La coalition de Pilnitz put plaire au cabinet de Saint-James comme une humiliation possible pour la France. Néanmoins il ne prit aucune part à ses insolentes résolutions. Il y avait trop peu de temps qu’il avait failli s’engager dans une guerre tout autre, indirectement profitable à la France. Pour des griefs douteux, une rupture avec la Russie parut imminente en 1791. Fox, qui avait toujours regardé cette puissance comme une alliée à ménager, soupçonna la futilité des griefs et la possibilité d’un accommodement. Il n’hésita pas à prier un de ses amis, sir Robert Adair, qui voyageait en Russie, peut-être même par ses conseils, de lui faire connaître le véritable état des choses. Il parvint à tout éclaircir, à inspirer au parlement, au cabinet lui-même, des scrupules de prudence, et il détermina un retour à des pensées pacifiques. J’ai vu à Holland-House l’autographe de Catherine II remerciant M. Fox d’avoir préservé les deux pays d’une rupture sans motif. C’est à cette occasion qu’elle voulut placer dans son cabinet le buste de l’orateur anglais entre ceux de Démosthène et de Cicéron.

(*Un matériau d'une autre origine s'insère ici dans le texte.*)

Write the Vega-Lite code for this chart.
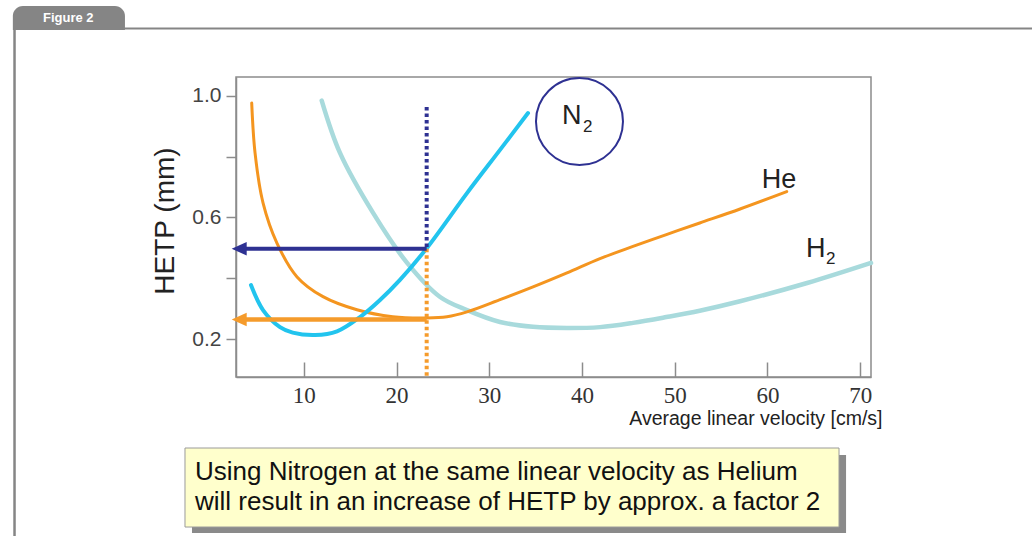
{
  "$schema": "https://vega.github.io/schema/vega-lite/v6.json",
  "width": 635,
  "height": 300,
  "autosize": {"type": "none"},
  "padding": {"left": 236, "top": 77, "right": 161, "bottom": 159},
  "background": "white",
  "config": {"view": {"stroke": "#8c8c8c", "strokeWidth": 1.5}, "font": "Liberation Sans"},
  "datasets": {
    "one": [{}],
    "curves": [
      {"gas": "H2", "v": 11.93, "hetp": 0.984},
      {"gas": "H2", "v": 13.9, "hetp": 0.812},
      {"gas": "H2", "v": 17.47, "hetp": 0.615},
      {"gas": "H2", "v": 21.14, "hetp": 0.451},
      {"gas": "H2", "v": 24.7, "hetp": 0.339},
      {"gas": "H2", "v": 27.6, "hetp": 0.296},
      {"gas": "H2", "v": 31.16, "hetp": 0.257},
      {"gas": "H2", "v": 34.72, "hetp": 0.241},
      {"gas": "H2", "v": 38.38, "hetp": 0.237},
      {"gas": "H2", "v": 41.94, "hetp": 0.240},
      {"gas": "H2", "v": 45.5, "hetp": 0.254},
      {"gas": "H2", "v": 49.1, "hetp": 0.273},
      {"gas": "H2", "v": 52.7, "hetp": 0.294},
      {"gas": "H2", "v": 57.05, "hetp": 0.325},
      {"gas": "H2", "v": 64.28, "hetp": 0.385},
      {"gas": "H2", "v": 71.17, "hetp": 0.451},
      {"gas": "He", "v": 4.38, "hetp": 0.976},
      {"gas": "He", "v": 4.74, "hetp": 0.812},
      {"gas": "He", "v": 5.6, "hetp": 0.648},
      {"gas": "He", "v": 7.1, "hetp": 0.516},
      {"gas": "He", "v": 9.27, "hetp": 0.405},
      {"gas": "He", "v": 12.07, "hetp": 0.34},
      {"gas": "He", "v": 15.73, "hetp": 0.297},
      {"gas": "He", "v": 19.6, "hetp": 0.274},
      {"gas": "He", "v": 23.28, "hetp": 0.27},
      {"gas": "He", "v": 25.44, "hetp": 0.274},
      {"gas": "He", "v": 27.6, "hetp": 0.29},
      {"gas": "He", "v": 31.16, "hetp": 0.33},
      {"gas": "He", "v": 34.72, "hetp": 0.372},
      {"gas": "He", "v": 38.38, "hetp": 0.418},
      {"gas": "He", "v": 41.94, "hetp": 0.465},
      {"gas": "He", "v": 45.5, "hetp": 0.505},
      {"gas": "He", "v": 49.1, "hetp": 0.544},
      {"gas": "He", "v": 52.7, "hetp": 0.582},
      {"gas": "He", "v": 57.05, "hetp": 0.628},
      {"gas": "He", "v": 62.08, "hetp": 0.685},
      {"gas": "N2", "v": 4.3, "hetp": 0.378},
      {"gas": "N2", "v": 5.6, "hetp": 0.296},
      {"gas": "N2", "v": 7.43, "hetp": 0.24},
      {"gas": "N2", "v": 8.8, "hetp": 0.222},
      {"gas": "N2", "v": 11.21, "hetp": 0.214},
      {"gas": "N2", "v": 13.58, "hetp": 0.226},
      {"gas": "N2", "v": 16.06, "hetp": 0.273},
      {"gas": "N2", "v": 18.22, "hetp": 0.329},
      {"gas": "N2", "v": 20.37, "hetp": 0.395},
      {"gas": "N2", "v": 23.28, "hetp": 0.5},
      {"gas": "N2", "v": 27.6, "hetp": 0.68},
      {"gas": "N2", "v": 31.16, "hetp": 0.822},
      {"gas": "N2", "v": 34.18, "hetp": 0.943}
    ]
  },
  "layer": [
    {
      "data": {"name": "curves"},
      "transform": [{"filter": "datum.gas === 'H2'"}],
      "mark": {"type": "line", "interpolate": "catmull-rom", "color": "#a8dadc", "strokeWidth": 4.5, "strokeCap": "round"},
      "encoding": {
        "x": {
          "field": "v", "type": "quantitative",
          "scale": {"domain": [2.686, 71.17], "nice": false, "zero": false},
          "axis": {
            "title": "Average linear velocity [cm/s]",
            "values": [10, 20, 30, 40, 50, 60, 70],
            "grid": false,
            "tickSize": -15, "tickColor": "#8c8c8c", "tickWidth": 1.5,
            "domainColor": "#8c8c8c", "domainWidth": 1.5,
            "labelFont": "Liberation Serif", "labelFontSize": 23, "labelColor": "#333333",
            "labelPadding": 22, "labelFlush": false, "labelDx": -3,
            "titleFont": "Liberation Sans", "titleFontSize": 19.5, "titleFontWeight": "normal", "titleColor": "#222222",
            "titleAnchor": "end", "titleAlign": "right", "titleX": 646, "titleY": 47, "titleBaseline": "alphabetic"
          }
        },
        "y": {
          "field": "hetp", "type": "quantitative",
          "scale": {"domain": [0.0762, 1.0614], "nice": false, "zero": false},
          "axis": {
            "title": "HETP (mm)",
            "values": [0.2, 0.4, 0.6, 0.8, 1.0],
            "labelExpr": "abs(datum.value-0.4)<0.01 || abs(datum.value-0.8)<0.01 ? '' : format(datum.value, '.1f')",
            "grid": false,
            "tickSize": 10, "tickColor": "#8c8c8c", "tickWidth": 1.5,
            "domainColor": "#8c8c8c", "domainWidth": 1.5,
            "labelFont": "Liberation Sans", "labelFontSize": 21, "labelColor": "#444444", "labelPadding": 5,
            "titleFont": "Liberation Sans", "titleFontSize": 28, "titleFontWeight": "normal", "titleColor": "#222222",
            "titlePadding": 12, "titleY": 143.5
          }
        }
      }
    },
    {
      "data": {"name": "curves"},
      "transform": [{"filter": "datum.gas === 'He'"}],
      "mark": {"type": "line", "interpolate": "catmull-rom", "color": "#f4951f", "strokeWidth": 3, "strokeCap": "round"},
      "encoding": {
        "x": {"field": "v", "type": "quantitative"},
        "y": {"field": "hetp", "type": "quantitative"}
      }
    },
    {
      "data": {"name": "curves"},
      "transform": [{"filter": "datum.gas === 'N2'"}],
      "mark": {"type": "line", "interpolate": "catmull-rom", "color": "#22c4ee", "strokeWidth": 4, "strokeCap": "round"},
      "encoding": {
        "x": {"field": "v", "type": "quantitative"},
        "y": {"field": "hetp", "type": "quantitative"}
      }
    },
    {
      "data": {"name": "one"},
      "mark": {"type": "rule", "color": "#2e3192", "strokeWidth": 4, "strokeDash": [3.5, 3]},
      "encoding": {
        "x": {"datum": 23.25, "type": "quantitative"},
        "y": {"datum": 0.963, "type": "quantitative"},
        "y2": {"datum": 0.497}
      }
    },
    {
      "data": {"name": "one"},
      "mark": {"type": "rule", "color": "#f59b2b", "strokeWidth": 4, "strokeDash": [3.5, 3]},
      "encoding": {
        "x": {"datum": 23.25, "type": "quantitative"},
        "y": {"datum": 0.497, "type": "quantitative"},
        "y2": {"datum": 0.0762}
      }
    },
    {
      "data": {"name": "one"},
      "mark": {"type": "rule", "color": "#2e3192", "strokeWidth": 4},
      "encoding": {
        "x": {"datum": 3.44, "type": "quantitative"},
        "x2": {"datum": 23.25},
        "y": {"datum": 0.497, "type": "quantitative"}
      }
    },
    {
      "data": {"name": "one"},
      "mark": {"type": "rule", "color": "#f59b2b", "strokeWidth": 4.5},
      "encoding": {
        "x": {"datum": 3.44, "type": "quantitative"},
        "x2": {"datum": 23.25},
        "y": {"datum": 0.265, "type": "quantitative"}
      }
    },
    {
      "data": {"name": "one"},
      "mark": {"type": "point", "shape": "M0,0 L1,-0.45 L1,0.45 Z", "filled": true, "size": 900, "color": "#2e3192", "opacity": 1, "strokeWidth": 0},
      "encoding": {
        "x": {"datum": 2.22, "type": "quantitative"},
        "y": {"datum": 0.497, "type": "quantitative"}
      }
    },
    {
      "data": {"name": "one"},
      "mark": {"type": "point", "shape": "M0,0 L1,-0.45 L1,0.45 Z", "filled": true, "size": 900, "color": "#f59b2b", "opacity": 1, "strokeWidth": 0},
      "encoding": {
        "x": {"datum": 2.22, "type": "quantitative"},
        "y": {"datum": 0.265, "type": "quantitative"}
      }
    },
    {
      "data": {"name": "one"},
      "mark": {"type": "point", "shape": "circle", "filled": false, "size": 7569, "color": "#2e3192", "strokeWidth": 2, "opacity": 1},
      "encoding": {
        "x": {"datum": 39.73, "type": "quantitative"},
        "y": {"datum": 0.915, "type": "quantitative"}
      }
    },
    {
      "data": {"name": "one"},
      "mark": {"type": "text", "text": "N", "fontSize": 27, "align": "left", "baseline": "alphabetic", "color": "#222222"},
      "encoding": {
        "x": {"datum": 37.84, "type": "quantitative"},
        "y": {"datum": 0.907, "type": "quantitative"}
      }
    },
    {
      "data": {"name": "one"},
      "mark": {"type": "text", "text": "2", "fontSize": 17, "align": "left", "baseline": "alphabetic", "color": "#222222"},
      "encoding": {
        "x": {"datum": 40.1, "type": "quantitative"},
        "y": {"datum": 0.881, "type": "quantitative"}
      }
    },
    {
      "data": {"name": "one"},
      "mark": {"type": "text", "text": "He", "fontSize": 27, "align": "left", "baseline": "alphabetic", "color": "#222222"},
      "encoding": {
        "x": {"datum": 59.38, "type": "quantitative"},
        "y": {"datum": 0.697, "type": "quantitative"}
      }
    },
    {
      "data": {"name": "one"},
      "mark": {"type": "text", "text": "H", "fontSize": 27, "align": "left", "baseline": "alphabetic", "color": "#222222"},
      "encoding": {
        "x": {"datum": 64.16, "type": "quantitative"},
        "y": {"datum": 0.47, "type": "quantitative"}
      }
    },
    {
      "data": {"name": "one"},
      "mark": {"type": "text", "text": "2", "fontSize": 17, "align": "left", "baseline": "alphabetic", "color": "#222222"},
      "encoding": {
        "x": {"datum": 66.33, "type": "quantitative"},
        "y": {"datum": 0.447, "type": "quantitative"}
      }
    },
    {
      "data": {"name": "one"},
      "mark": {"type": "rect", "color": "#858585", "cornerRadiusTopLeft": 10, "cornerRadiusTopRight": 10},
      "encoding": {
        "x": {"datum": -21.38, "type": "quantitative"},
        "x2": {"datum": -9.29},
        "y": {"datum": 1.2946, "type": "quantitative"},
        "y2": {"datum": 1.2158}
      }
    },
    {
      "data": {"name": "one"},
      "mark": {"type": "rule", "color": "#858585", "strokeWidth": 2},
      "encoding": {
        "x": {"datum": -9.6, "type": "quantitative"},
        "x2": {"datum": 89.4},
        "y": {"datum": 1.2207, "type": "quantitative"}
      }
    },
    {
      "data": {"name": "one"},
      "mark": {"type": "rule", "color": "#858585", "strokeWidth": 2.5},
      "encoding": {
        "x": {"datum": -21.2, "type": "quantitative"},
        "y": {"datum": 1.2207, "type": "quantitative"},
        "y2": {"datum": -0.4755}
      }
    },
    {
      "data": {"name": "one"},
      "mark": {"type": "text", "text": "Figure 2", "fontSize": 13, "fontWeight": "bold", "align": "left", "baseline": "alphabetic", "color": "white"},
      "encoding": {
        "x": {"datum": -18.13, "type": "quantitative"},
        "y": {"datum": 1.242, "type": "quantitative"}
      }
    },
    {
      "data": {"name": "one"},
      "mark": {"type": "rect", "color": "#8a8a8a"},
      "encoding": {
        "x": {"datum": -2.06, "type": "quantitative"},
        "x2": {"datum": 68.48},
        "y": {"datum": -0.18, "type": "quantitative"},
        "y2": {"datum": -0.436}
      }
    },
    {
      "data": {"name": "one"},
      "mark": {"type": "rect", "fill": "#ffffcc", "stroke": "#9a9a9a", "strokeWidth": 1},
      "encoding": {
        "x": {"datum": -2.815, "type": "quantitative"},
        "x2": {"datum": 67.72},
        "y": {"datum": -0.157, "type": "quantitative"},
        "y2": {"datum": -0.4165}
      }
    },
    {
      "data": {"name": "one"},
      "mark": {"type": "text", "text": ["Using Nitrogen at the same linear velocity as Helium", "will result in an increase of HETP by approx. a factor 2"], "fontSize": 26, "lineHeight": 30, "align": "left", "baseline": "alphabetic", "color": "#111111"},
      "encoding": {
        "x": {"datum": -1.737, "type": "quantitative"},
        "y": {"datum": -0.262, "type": "quantitative"}
      }
    }
  ]
}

Je crois que lorsque ce buste arriva à Saint-Pétersbourg, l’impératrice était près d’entrer dans la croisade européenne contre l’indépendance de la France, cette indépendance que Fox défendait d’une voix si généreuse. On lui a reproché, et ce sont les amis de Pitt, c’est l’évêque de Winchester, son précepteur, son secrétaire et son biographe, d’avoir, par une diplomatie occulte et personnelle, communiqué avec une puissance étrangère ; mais, outre que sir Robert Adair a répondu à l’accusation, on aurait mieux fait d’observer que, par un jeu bizarre des événemens, c’est Fox qui a le plus contribué à rendre la Russie, et par suite l’Angleterre, disponibles contre la France, et à supprimer, en empêchant une guerre isolée, le plus sérieux obstacle à la formation d’une ligue de l’absolutisme avec la monarchie constitutionnelle contre la cause de la révolution.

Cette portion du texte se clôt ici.